One of the more unique aspects of living in Downeast Maine is the practice of putting flocks of sheep on uninhabited inshore islands. I got a chance to see it first hand, thanks to the ladies who shear my small flock for me. They have sheep on two islands off South Addison, in an informal partnership with two or three others who practice Offshore Shepherding with as many as 130 sheep on some of the bigger islands. They needed some new blood to freshen up a flock on one of the islands and struck a deal with me for one of my ram lambs from my 2006 crop. I kept him back when I took the rest to be slaughtered and held him until they were ready to put him out on the island.

They ferry sheep back and forth between islands and the mainland in an open boat. Once the sheep are in the boat, they calm right down and enjoy the ride. Got better sense than to jump overboard and try to swim for it, I guess. I must admit, venturing a mile or more offshore into the North Atlantic in an open boat in November was not intially my idea of a Good Time.

My ram and two new ewes were loaded aboard and tucked up under the spray shield. Alf and his two girls stood in a strategic spot to keep them there, tho they didn't put up much fuss.

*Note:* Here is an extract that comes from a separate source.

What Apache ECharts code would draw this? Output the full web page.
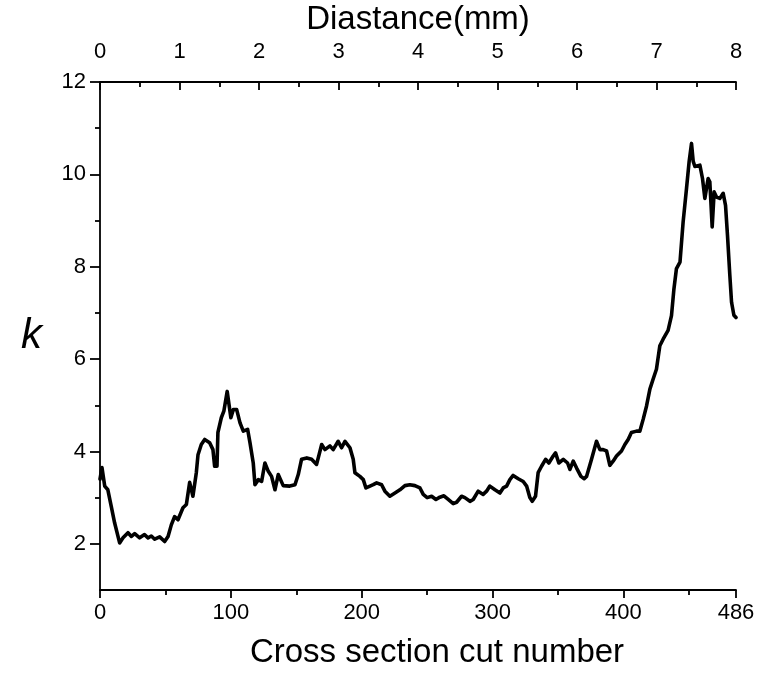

With everyone safely aboard, and a skiff in tow just in case, we headed out to the island. The day was a bit overcast, but the wind was down and the seas had flattened out after two straight weeks of heavy weather.

We snuggled up to the rocky shore (now you know where the colorful phrase "The Rockbound Shores of Maine" comes from...) and Donna hopped ashore as we passed the sheep to her. They weren't long heading up over the hill to see what was on the other side.

I've been telling my ram that he was in for a treat (especially considering the alternative) Here he is, standing atop the ridge surveying his new domain as we headed back for the harbor.

The bay and harbor are dotted with many small islands, mostly uninhabited.